Respecting Loss. Accepting Blessings.
One of the hardest things to do when your experiencing joy is to watch someone you love experience pain.
It's a known fact that every single day someone in this world is suffering. People are starving, losing family, losing money, losing jobs and simply experiencing pain. We can often forget about those people when the people in our immediate circle are seemingly doing well. I've always been in tune with other peoples pain, sometimes to the point that I take on their problems. It's the beauty and the flaw in my personality. I get embarrassed for others easily and cry over commercials if they are sad. It really doesn't take much for me to tap into my emotions and relate with someone when they are experiencing pain. So it becomes that much more taxing on my spirit when people I actually know and love is experiencing loss.
My pregnancy has been a very huge blessing to me, being able to carry and conceive another child naturally is something I never take for granted. Before and during my pregnancy two of my dear friends experienced miscarriages. I couldn't help but feel this heavy feeling in my heart when hearing my babies heartbeat each doctors visits. Wanting to share each moment but trying to be sensitive to their pain and loss. I felt very guilty for the first three months of my pregnancy, because I knew that I was supposed to be experiencing this joy with them. Sharing pregnancy cravings, giving birthing advice (I'm the only one who already has a child) and just simply being pregnant together. The fact that I already have a healthy child also made me feel bad. Wondering why they had to experience this loss when I already was blessed once.
I hate comparing, or even trying to evaluate experiences between myself and others. We all experience pain, God knows I have with losing my sister and having my own miscarriage last year. I think for me when it came to my miscarriage, because I wasn't trying and already had a child, I didn't take it as bad. I know if I had been planning and intentional with being pregnant that it would have hurt me much more. I mean I honestly didn't even know I was pregnant until I lost the baby, so for me I felt it was much easier to deal with.

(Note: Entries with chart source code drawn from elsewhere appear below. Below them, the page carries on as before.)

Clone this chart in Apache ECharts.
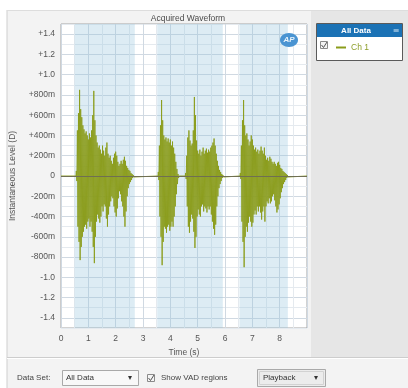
<!DOCTYPE html>
<html>
<head>
<meta charset="utf-8">
<script src="https://cdn.jsdelivr.net/npm/echarts@6/dist/echarts.min.js"></script>
<style>
  html, body { margin: 0; padding: 0; background: #ffffff; }
  #chart { width: 408px; height: 388px; }
</style>
</head>
<body>
<div id="chart"></div>
<script>
// Time axis ticks (seconds)
const timeTicks = [0, 1, 2, 3, 4, 5, 6, 7, 8];

// Level axis tick values and their printed labels
const levelTicks = [-1.4, -1.2, -1.0, -0.8, -0.6, -0.4, -0.2, 0, 0.2, 0.4, 0.6, 0.8, 1.0, 1.2, 1.4];
const levelTickLabels = ['-1.4', '-1.2', '-1.0', '-800m', '-600m', '-400m', '-200m', '0',
  '+200m', '+400m', '+600m', '+800m', '+1.0', '+1.2', '+1.4'];

// Voice-activity (VAD) regions, [start, end] in seconds
const vadStarts = [0.50, 3.52, 6.53];
const vadEnds = [2.70, 5.92, 8.30];

// Speech bursts: start time and per-cycle positive / negative peak levels
const cycleStep = 0.04;
const burstStarts = [0.56, 3.56, 4.56, 6.56];

const burst1Upper = [0.05, 0.45, 0.62, 0.85, 0.66, 0.58, 0.5, 0.46, 0.42, 0.44,
  0.4, 0.36, 0.42, 0.38, 0.45, 0.6, 0.84, 0.55, 0.4, 0.33,
  0.28, 0.3, 0.26, 0.22, 0.3, 0.25, 0.2, 0.28, 0.33, 0.22,
  0.18, 0.2, 0.15, 0.12, 0.18, 0.22, 0.24, 0.2, 0.14, 0.1,
  0.12, 0.15, 0.12, 0.16, 0.19, 0.15, 0.1, 0.08, 0.06, 0.05,
  0.03, 0.02, 0.01];
const burst1Lower = [-0.05, -0.5, -0.65, -0.83, -0.7, -0.6, -0.55, -0.5, -0.48, -0.52,
  -0.45, -0.42, -0.5, -0.45, -0.55, -0.7, -0.86, -0.6, -0.45, -0.38,
  -0.42, -0.46, -0.4, -0.3, -0.35, -0.28, -0.3, -0.42, -0.5, -0.38,
  -0.3, -0.25, -0.2, -0.22, -0.3, -0.36, -0.4, -0.32, -0.22, -0.15,
  -0.18, -0.25, -0.3, -0.4, -0.5, -0.35, -0.2, -0.12, -0.08, -0.06,
  -0.04, -0.02, -0.01];

const burst2Upper = [0.04, 0.3, 0.5, 0.75, 0.55, 0.4, 0.36, 0.38, 0.34, 0.37,
  0.33, 0.36, 0.3, 0.34, 0.28, 0.22, 0.14, 0.07, 0.02];
const burst2Lower = [-0.04, -0.4, -0.6, -0.88, -0.65, -0.5, -0.52, -0.56, -0.5, -0.48,
  -0.54, -0.5, -0.45, -0.5, -0.4, -0.3, -0.18, -0.08, -0.02];

const burst3Upper = [0.03, 0.2, 0.38, 0.45, 0.35, 0.3, 0.32, 0.45, 0.78, 0.6,
  0.35, 0.25, 0.22, 0.26, 0.2, 0.24, 0.28, 0.22, 0.25, 0.27,
  0.23, 0.26, 0.24, 0.28, 0.3, 0.33, 0.37, 0.3, 0.22, 0.15,
  0.1, 0.06, 0.04, 0.02, 0.01];
const burst3Lower = [-0.03, -0.3, -0.5, -0.56, -0.45, -0.38, -0.42, -0.55, -0.71, -0.6,
  -0.4, -0.33, -0.38, -0.4, -0.3, -0.28, -0.35, -0.3, -0.32, -0.36,
  -0.3, -0.33, -0.3, -0.38, -0.45, -0.52, -0.58, -0.48, -0.3, -0.2,
  -0.12, -0.08, -0.05, -0.02, -0.01];

const burst4Upper = [0.03, 0.3, 0.55, 0.75, 0.5, 0.4, 0.42, 0.36, 0.3, 0.34,
  0.4, 0.36, 0.3, 0.26, 0.28, 0.24, 0.26, 0.22, 0.25, 0.29,
  0.25, 0.22, 0.28, 0.2, 0.16, 0.18, 0.15, 0.19, 0.17, 0.14,
  0.12, 0.14, 0.12, 0.1, 0.13, 0.14, 0.11, 0.08, 0.07, 0.05,
  0.04, 0.03, 0.02, 0.01];
const burst4Lower = [-0.03, -0.45, -0.65, -0.9, -0.6, -0.5, -0.55, -0.46, -0.4, -0.45,
  -0.5, -0.46, -0.38, -0.34, -0.38, -0.3, -0.35, -0.3, -0.36, -0.43,
  -0.35, -0.3, -0.45, -0.3, -0.25, -0.27, -0.22, -0.27, -0.25, -0.2,
  -0.18, -0.24, -0.3, -0.36, -0.33, -0.28, -0.22, -0.16, -0.12, -0.08,
  -0.06, -0.04, -0.02, -0.01];

const timeMin = 0, timeMax = 9;
const levelMin = -1.5, levelMax = 1.5;

// Assemble the waveform: silence at 0 between bursts, zig-zag between peaks inside them
const bursts = [
  [burst1Upper, burst1Lower],
  [burst2Upper, burst2Lower],
  [burst3Upper, burst3Lower],
  [burst4Upper, burst4Lower]
];
const wave = [[timeMin, 0]];
bursts.forEach(function (b, k) {
  const t0 = burstStarts[k];
  wave.push([t0 - 0.01, 0]);
  const n = Math.min(b[0].length, b[1].length);
  for (let i = 0; i < n; i++) {
    const t = t0 + i * cycleStep;
    wave.push([t, b[0][i]]);
    wave.push([t + cycleStep / 2, b[1][i]]);
  }
  wave.push([t0 + n * cycleStep, 0]);
});
wave.push([timeMax, 0]);

const vadAreas = vadStarts.map(function (s, i) {
  return [{ xAxis: s }, { xAxis: vadEnds[i] }];
});

const labelFont = 'Liberation Sans';
const waveColor = '#8a9c1a';

function levelLabel(v) {
  const n = Math.round(v * 10);
  for (let i = 0; i < levelTicks.length; i++) {
    if (Math.round(levelTicks[i] * 10) === n) return levelTickLabels[i];
  }
  return '';
}

const chart = echarts.init(document.getElementById('chart'), null, { renderer: 'canvas' });

chart.setOption({
  animation: false,
  backgroundColor: '#ffffff',
  title: {
    text: 'Acquired Waveform',
    left: 183,
    top: 9,
    textAlign: 'center',
    textStyle: { fontFamily: labelFont, fontSize: 8.5, fontWeight: 'normal', color: '#4a4a4a' }
  },
  legend: {
    left: 331,
    top: 38,
    z: 30,
    zlevel: 0,
    itemWidth: 10,
    itemHeight: 2,
    itemGap: 4,
    icon: 'rect',
    selectedMode: false,
    textStyle: { fontFamily: labelFont, fontSize: 8.5, color: '#8d9e2a' },
    data: ['Ch 1']
  },
  grid: {
    left: 60, right: 101, top: 24, bottom: 60,
    show: true,
    backgroundColor: '#ffffff',
    borderColor: '#a4a4a4',
    borderWidth: 1
  },
  xAxis: {
    type: 'value',
    min: timeMin, max: timeMax, interval: 1,
    name: 'Time (s)',
    nameLocation: 'middle',
    nameGap: 20,
    nameTextStyle: { fontFamily: labelFont, fontSize: 8.5, color: '#555' },
    axisLine: { show: false },
    axisTick: { show: false },
    axisLabel: {
      fontFamily: labelFont, fontSize: 8.5, color: '#555', margin: 6,
      formatter: function (v) { return timeTicks.indexOf(v) >= 0 ? String(v) : ''; }
    },
    splitLine: { show: true, lineStyle: { color: '#d0d9e2', width: 1 } },
    minorTick: { show: false, splitNumber: 2 },
    minorSplitLine: { show: true, lineStyle: { color: '#e5eaef', width: 1 } }
  },
  yAxis: {
    type: 'value',
    min: levelMin, max: levelMax, interval: 0.1,
    name: 'Instantaneous Level (D)',
    nameLocation: 'middle',
    nameGap: 44,
    nameTextStyle: { fontFamily: labelFont, fontSize: 8.5, color: '#555' },
    axisLine: { show: false },
    axisTick: { show: false },
    axisLabel: {
      fontFamily: labelFont, fontSize: 8.5, color: '#555', margin: 6,
      formatter: levelLabel
    },
    splitLine: { show: true, lineStyle: { color: ['#e5eaef', '#d0d9e2'], width: 1 } }
  },
  series: [{
    name: 'Ch 1',
    type: 'line',
    data: wave,
    showSymbol: false,
    symbol: 'none',
    lineStyle: { color: waveColor, width: 0.9 },
    itemStyle: { color: waveColor },
    z: 3,
    markArea: {
      silent: true,
      itemStyle: { color: 'rgba(150,195,222,0.32)' },
      data: vadAreas
    },
    markLine: {
      silent: true,
      symbol: 'none',
      label: { show: false },
      lineStyle: { color: '#6f6f52', width: 1, type: 'solid' },
      data: [{ yAxis: 0 }],
      z: 4
    }
  }],
  graphic: [
    // window panels
    { type: 'rect', z: -10, shape: { x: 7, y: 10, width: 401, height: 378 }, style: { fill: '#f3f3f3' } },
    { type: 'rect', z: -9, shape: { x: 311, y: 10, width: 97, height: 347 }, style: { fill: '#e6e6e6' } },
    { type: 'line', z: -8, shape: { x1: 7, y1: 10, x2: 7, y2: 388 }, style: { stroke: '#cfcfcf', lineWidth: 1 } },
    { type: 'line', z: -8, shape: { x1: 7, y1: 10.5, x2: 408, y2: 10.5 }, style: { stroke: '#dddddd', lineWidth: 1 } },
    { type: 'line', z: -8, shape: { x1: 7, y1: 357.5, x2: 408, y2: 357.5 }, style: { stroke: '#cdcdcd', lineWidth: 1 } },
    { type: 'line', z: -8, shape: { x1: 7, y1: 358.5, x2: 408, y2: 358.5 }, style: { stroke: '#ffffff', lineWidth: 1 } },

    // logo in the plot corner
    { type: 'ellipse', z: 10, shape: { cx: 289, cy: 40, rx: 9, ry: 7 }, style: { fill: '#4a94d2' } },
    { type: 'text', z: 11, x: 289, y: 40, style: { text: 'AP', fill: '#e8f3fb', font: 'italic bold 8px Liberation Sans', align: 'center', verticalAlign: 'middle' } },

    // data-set box on the right
    { type: 'rect', z: 1, shape: { x: 316.5, y: 23.5, width: 86, height: 37 }, style: { fill: '#ffffff', stroke: '#5a5a5a', lineWidth: 1 } },
    { type: 'rect', z: 2, shape: { x: 317, y: 24, width: 85, height: 13 }, style: { fill: '#1b72b5' } },
    { type: 'text', z: 3, x: 356, y: 30.5, style: { text: 'All Data', fill: '#ffffff', font: 'bold 8px Liberation Sans', align: 'center', verticalAlign: 'middle' } },
    { type: 'text', z: 3, x: 396, y: 30.5, style: { text: '≡', fill: '#cfe3f3', font: '8px DejaVu Sans', align: 'center', verticalAlign: 'middle' } },
    { type: 'rect', z: 3, shape: { x: 320.5, y: 41.5, width: 7, height: 7 }, style: { fill: '#f4f4f4', stroke: '#8a8a8a', lineWidth: 1 } },
    { type: 'polyline', z: 4, shape: { points: [[321.5, 45], [323.5, 47.5], [327, 42]] }, style: { stroke: '#555', lineWidth: 1, fill: null } },

    // toolbar
    { type: 'text', z: 10, x: 17, y: 378, style: { text: 'Data Set:', fill: '#444', font: '8px Liberation Sans', verticalAlign: 'middle' } },
    { type: 'rect', z: 10, shape: { x: 62.5, y: 370.5, width: 76, height: 15 }, style: { fill: '#f8f8f8', stroke: '#a9a9a9', lineWidth: 1 } },
    { type: 'text', z: 11, x: 66, y: 378, style: { text: 'All Data', fill: '#333', font: '8px Liberation Sans', verticalAlign: 'middle' } },
    { type: 'text', z: 11, x: 130, y: 378, style: { text: '▾', fill: '#333', font: '8px DejaVu Sans', align: 'center', verticalAlign: 'middle' } },
    { type: 'rect', z: 10, shape: { x: 147.5, y: 374.5, width: 7, height: 7 }, style: { fill: '#f4f4f4', stroke: '#8a8a8a', lineWidth: 1 } },
    { type: 'polyline', z: 11, shape: { points: [[148.5, 378], [150.5, 380.5], [154, 375]] }, style: { stroke: '#555', lineWidth: 1, fill: null } },
    { type: 'text', z: 10, x: 161, y: 378, style: { text: 'Show VAD regions', fill: '#444', font: '8px Liberation Sans', verticalAlign: 'middle' } },
    { type: 'rect', z: 10, shape: { x: 257.5, y: 369.5, width: 68, height: 17 }, style: { fill: '#ececec', stroke: '#a9a9a9', lineWidth: 1 } },
    { type: 'rect', z: 10, shape: { x: 259.5, y: 371.5, width: 64, height: 13 }, style: { fill: null, stroke: '#d2d2d2', lineWidth: 1 } },
    { type: 'text', z: 11, x: 263, y: 378, style: { text: 'Playback', fill: '#333', font: '8px Liberation Sans', verticalAlign: 'middle' } },
    { type: 'text', z: 11, x: 316, y: 378, style: { text: '▾', fill: '#333', font: '8px DejaVu Sans', align: 'center', verticalAlign: 'middle' } }
  ]
});
</script>
</body>
</html>
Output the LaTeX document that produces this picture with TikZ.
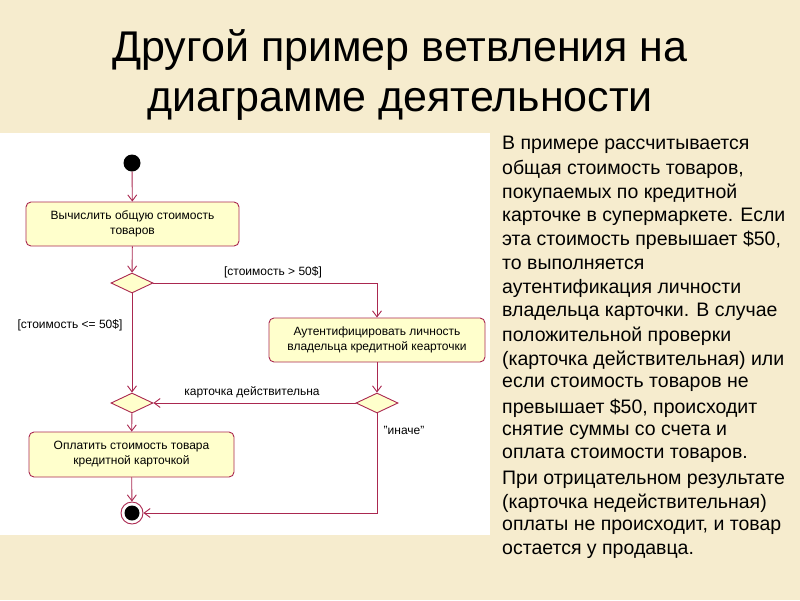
\documentclass[tikz,border=0pt]{standalone}
\usepackage{fontspec}
\setmainfont{Liberation Sans}
\usetikzlibrary{arrows.meta,shapes.geometric}
\definecolor{bg}{RGB}{246,236,206}
\definecolor{edge}{RGB}{170,40,80}
\definecolor{boxfill}{RGB}{255,255,204}
\tikzset{x=1pt,y=-1pt,
 act/.style={draw=edge,fill=boxfill,rounded corners=5pt,line width=0.9pt,align=center,font=\fontsize{12}{15}\selectfont,inner sep=0pt},
 dec/.style={draw=edge,fill=boxfill,diamond,minimum width=42pt,minimum height=20pt,inner sep=0pt,line width=0.9pt,aspect=2.1},
 flow/.style={draw=edge,line width=0.9pt,-{Straight Barb[length=6pt,width=9pt]}},
 guard/.style={font=\fontsize{12}{14}\selectfont},
 para/.style={anchor=west,font=\fontsize{19.5}{22}\selectfont,inner sep=0pt}}
\begin{document}
\begin{tikzpicture}
\useasboundingbox (0,0) rectangle (800,600);
\fill[bg] (0,0) rectangle (800,600);
\fill[white] (0,133) rectangle (490,535);
\node[font=\fontsize{43}{50}\selectfont,align=center] (title) at (400,75) {Другой пример ветвления на\\диаграмме деятельности};
\node[circle,fill=black,minimum size=17pt,inner sep=0pt] (start) at (132,163) {};
\node[act,minimum width=213pt,minimum height=44pt] (a1) at (132.5,224) {Вычислить общую стоимость\\товаров};
\node[dec] (d1) at (132,283) {};
\node[act,minimum width=216pt,minimum height=44pt] (a2) at (377,340) {Аутентифицировать личность\\владельца кредитной кеарточки};
\node[dec] (d2) at (132,403) {};
\node[dec] (d3) at (377,403) {};
\node[act,minimum width=205pt,minimum height=45pt] (a3) at (131.5,454.5) {Оплатить стоимость товара\\кредитной карточкой};
\node[circle,draw=edge,fill=white,line width=0.9pt,minimum size=22pt,inner sep=0pt] (end) at (132,513) {};
\node[circle,fill=black,minimum size=15pt,inner sep=0pt] at (end) {};
\coordinate (c1) at (377,283);
\coordinate (c2) at (377,513);
\draw[flow] (start) -- (a1);
\draw[flow] (a1) -- (d1);
\draw[flow] (d1.east) -- (c1) -- (a2.north);
\draw[flow] (d1) -- (d2);
\draw[flow] (a2) -- (d3);
\draw[flow] (d3.west) -- (d2.east);
\draw[flow] (d2) -- (a3);
\draw[flow] (a3) -- (end);
\draw[flow] (d3.south) -- (c2) -- (end.east);
\node[guard] (g1) at (273,272) {[стоимость > 50\$]};
\node[guard] (g2) at (70,325) {[стоимость <= 50\$]};
\node[guard] (g3) at (252,392) {карточка действительна};
\node[guard] (g4) at (404,430) {"иначе"};
\foreach \t [count=\i from 0] in {
В примере рассчитывается,
общая стоимость товаров{,},
покупаемых по кредитной,
карточке в супермаркете. Если,
эта стоимость превышает \$50{,},
то выполняется,
аутентификация личности,
владельца карточки. В случае,
положительной проверки,
(карточка действительная) или,
если стоимость товаров не,
превышает \$50{,} происходит,
снятие суммы со счета и,
оплата стоимости товаров.,
При отрицательном результате,
(карточка недействительная),
оплаты не происходит{,} и товар,
остается у продавца.}
{\node[para] (p\i) at (502,145+23.9*\i) {\t};}
\end{tikzpicture}
\end{document}
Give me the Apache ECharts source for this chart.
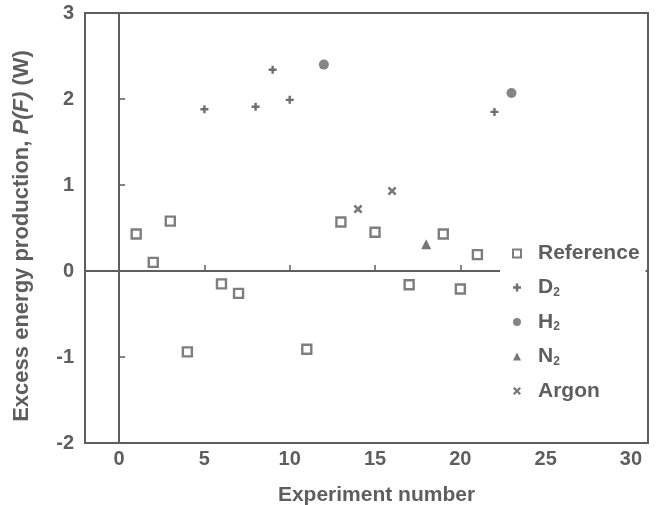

I know how excited and far along both women were and it breaks my heart every time I think about it.
I had to do some meditation and really focus on my pregnancy and remind myself that miscarriages can come at any stage of pregnancy. So until I hold my baby in my hands I am still at risk to have one myself. I had to remind myself to celebrate each day, each kick, each moment of feeling discomfort and hunger. Every beautiful and painful moment of pregnancy because it is truly a gift. I think there is a line between respecting your friends loss and enjoying your own happiness. The pendulum always swings both ways, and I've experienced my share of loss as well. God willing m friends and I's struggles will be far and few between from these days forward. I know they will always be mothers because they carried a child in their womb. I believe they will hold their next child in their arms and experience the joy of parenting as I have for the past seven years.
The most important thing I've learned from my friends is the power of love. They have taught me so much about being brave, standing in their pain and fighting daily to reclaim their joy. I know there are moments when they feel sadness and are reminded of what they've lost. Yet they have shown me nothing but joy and happiness during my own pregnancy. Their level of strength and kindness is nothing short of divine.
So be mindful of those who are hurting, and be careful with the energy you give out, you never know who is experiencing pain. At the same time embrace your blessings, and your own journey, because we all have to deal with different things at different times. Help those whenever you can and always try to create opportunities for others to live in peace. The greatest way you can honor anyone who has lost their life, lost a life, or struggles in any way is by truly appreciating any blessing you've ever been given to the fullest.
Take motherhood/fatherhood seriously and with respect and conscious consideration. There are so many women who deal with infertility, miscarriages and loss of children at different ages and stages. Never take for granted the simple blessing of being able to bring a life in this world and care for it.